- Written instruction -
Reproduce, word for word, every line from the first one down to the line containing "ax.text(x, v +", and nothing else.
◇ ◇ ◇ ◇
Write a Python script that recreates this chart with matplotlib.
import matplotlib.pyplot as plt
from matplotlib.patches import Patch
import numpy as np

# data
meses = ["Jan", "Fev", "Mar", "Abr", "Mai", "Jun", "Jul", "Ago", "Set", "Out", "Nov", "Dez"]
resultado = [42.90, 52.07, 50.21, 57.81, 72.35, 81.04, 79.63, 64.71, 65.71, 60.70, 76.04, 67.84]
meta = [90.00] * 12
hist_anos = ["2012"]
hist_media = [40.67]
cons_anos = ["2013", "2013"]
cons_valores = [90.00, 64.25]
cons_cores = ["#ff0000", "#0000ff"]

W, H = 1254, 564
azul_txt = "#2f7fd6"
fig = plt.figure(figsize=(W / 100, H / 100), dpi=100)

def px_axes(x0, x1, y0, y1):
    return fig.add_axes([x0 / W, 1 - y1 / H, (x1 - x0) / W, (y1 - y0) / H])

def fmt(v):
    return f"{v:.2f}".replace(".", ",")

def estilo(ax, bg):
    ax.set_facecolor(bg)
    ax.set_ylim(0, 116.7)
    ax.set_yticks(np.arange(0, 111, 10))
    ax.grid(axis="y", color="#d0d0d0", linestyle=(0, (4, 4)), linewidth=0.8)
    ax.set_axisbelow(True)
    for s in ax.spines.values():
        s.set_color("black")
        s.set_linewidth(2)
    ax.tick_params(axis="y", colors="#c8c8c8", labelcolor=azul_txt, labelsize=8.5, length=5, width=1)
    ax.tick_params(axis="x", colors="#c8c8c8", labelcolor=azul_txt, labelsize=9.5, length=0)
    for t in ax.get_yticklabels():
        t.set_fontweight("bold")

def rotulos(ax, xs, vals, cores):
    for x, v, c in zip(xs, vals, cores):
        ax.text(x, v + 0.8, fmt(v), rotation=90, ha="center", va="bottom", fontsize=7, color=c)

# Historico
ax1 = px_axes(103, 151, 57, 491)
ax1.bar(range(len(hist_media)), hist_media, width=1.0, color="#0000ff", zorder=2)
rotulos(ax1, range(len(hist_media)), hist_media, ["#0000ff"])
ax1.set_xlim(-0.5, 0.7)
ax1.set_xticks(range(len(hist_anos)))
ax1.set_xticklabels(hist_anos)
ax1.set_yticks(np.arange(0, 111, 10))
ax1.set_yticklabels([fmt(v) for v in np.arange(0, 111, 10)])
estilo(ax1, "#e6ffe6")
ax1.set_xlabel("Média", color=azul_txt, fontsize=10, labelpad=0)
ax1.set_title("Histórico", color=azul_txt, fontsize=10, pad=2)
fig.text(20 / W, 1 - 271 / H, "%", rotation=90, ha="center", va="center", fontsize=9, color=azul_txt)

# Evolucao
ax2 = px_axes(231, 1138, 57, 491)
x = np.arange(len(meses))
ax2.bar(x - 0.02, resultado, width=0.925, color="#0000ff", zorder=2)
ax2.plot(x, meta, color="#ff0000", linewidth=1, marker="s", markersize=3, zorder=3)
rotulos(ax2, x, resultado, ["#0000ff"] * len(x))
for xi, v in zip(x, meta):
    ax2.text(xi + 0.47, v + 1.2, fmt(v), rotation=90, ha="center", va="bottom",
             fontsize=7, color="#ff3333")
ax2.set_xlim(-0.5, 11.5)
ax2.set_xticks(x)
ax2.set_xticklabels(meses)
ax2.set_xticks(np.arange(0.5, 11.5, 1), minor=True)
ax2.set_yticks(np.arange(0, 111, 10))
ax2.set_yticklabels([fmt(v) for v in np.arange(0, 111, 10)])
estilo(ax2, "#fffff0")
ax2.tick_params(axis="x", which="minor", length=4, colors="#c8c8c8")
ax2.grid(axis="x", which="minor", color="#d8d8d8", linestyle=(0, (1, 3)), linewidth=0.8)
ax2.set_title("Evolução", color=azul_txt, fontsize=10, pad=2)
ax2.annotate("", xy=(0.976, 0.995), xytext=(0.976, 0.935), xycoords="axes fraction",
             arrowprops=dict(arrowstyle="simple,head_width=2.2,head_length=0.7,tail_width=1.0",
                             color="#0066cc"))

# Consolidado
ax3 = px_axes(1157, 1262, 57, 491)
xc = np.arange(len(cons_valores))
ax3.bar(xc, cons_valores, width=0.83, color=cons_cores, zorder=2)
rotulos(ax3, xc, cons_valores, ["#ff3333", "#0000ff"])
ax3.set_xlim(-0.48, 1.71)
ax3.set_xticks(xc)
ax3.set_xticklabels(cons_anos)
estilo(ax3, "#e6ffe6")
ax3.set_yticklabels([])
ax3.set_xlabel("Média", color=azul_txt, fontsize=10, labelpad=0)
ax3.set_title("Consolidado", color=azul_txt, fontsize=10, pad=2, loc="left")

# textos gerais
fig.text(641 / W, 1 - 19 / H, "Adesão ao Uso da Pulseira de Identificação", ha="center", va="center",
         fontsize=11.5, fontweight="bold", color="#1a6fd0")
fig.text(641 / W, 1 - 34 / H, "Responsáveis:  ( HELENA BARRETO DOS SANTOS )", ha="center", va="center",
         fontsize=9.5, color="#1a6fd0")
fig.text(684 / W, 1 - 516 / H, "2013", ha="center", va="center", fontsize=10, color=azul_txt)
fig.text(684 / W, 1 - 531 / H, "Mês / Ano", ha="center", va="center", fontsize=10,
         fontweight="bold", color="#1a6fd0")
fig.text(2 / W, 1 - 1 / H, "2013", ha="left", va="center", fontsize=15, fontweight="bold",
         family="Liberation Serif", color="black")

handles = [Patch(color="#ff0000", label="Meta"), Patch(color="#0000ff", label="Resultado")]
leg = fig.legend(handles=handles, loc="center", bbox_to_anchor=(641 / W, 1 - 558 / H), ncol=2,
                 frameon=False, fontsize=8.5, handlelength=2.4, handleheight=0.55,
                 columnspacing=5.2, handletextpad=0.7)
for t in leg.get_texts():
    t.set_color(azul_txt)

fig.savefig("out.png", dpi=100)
◇ ◇ ◇ ◇
- Output of the exercise -
Write a Python script that recreates this chart with matplotlib.
import matplotlib.pyplot as plt
from matplotlib.patches import Patch
import numpy as np

# data
meses = ["Jan", "Fev", "Mar", "Abr", "Mai", "Jun", "Jul", "Ago", "Set", "Out", "Nov", "Dez"]
resultado = [42.90, 52.07, 50.21, 57.81, 72.35, 81.04, 79.63, 64.71, 65.71, 60.70, 76.04, 67.84]
meta = [90.00] * 12
hist_anos = ["2012"]
hist_media = [40.67]
cons_anos = ["2013", "2013"]
cons_valores = [90.00, 64.25]
cons_cores = ["#ff0000", "#0000ff"]

W, H = 1254, 564
azul_txt = "#2f7fd6"
fig = plt.figure(figsize=(W / 100, H / 100), dpi=100)

def px_axes(x0, x1, y0, y1):
    return fig.add_axes([x0 / W, 1 - y1 / H, (x1 - x0) / W, (y1 - y0) / H])

def fmt(v):
    return f"{v:.2f}".replace(".", ",")

def estilo(ax, bg):
    ax.set_facecolor(bg)
    ax.set_ylim(0, 116.7)
    ax.set_yticks(np.arange(0, 111, 10))
    ax.grid(axis="y", color="#d0d0d0", linestyle=(0, (4, 4)), linewidth=0.8)
    ax.set_axisbelow(True)
    for s in ax.spines.values():
        s.set_color("black")
        s.set_linewidth(2)
    ax.tick_params(axis="y", colors="#c8c8c8", labelcolor=azul_txt, labelsize=8.5, length=5, width=1)
    ax.tick_params(axis="x", colors="#c8c8c8", labelcolor=azul_txt, labelsize=9.5, length=0)
    for t in ax.get_yticklabels():
        t.set_fontweight("bold")

def rotulos(ax, xs, vals, cores):
    for x, v, c in zip(xs, vals, cores):
        ax.text(x, v + 0.8, fmt(v), rotation=90, ha="center", va="bottom", fontsize=7, color=c)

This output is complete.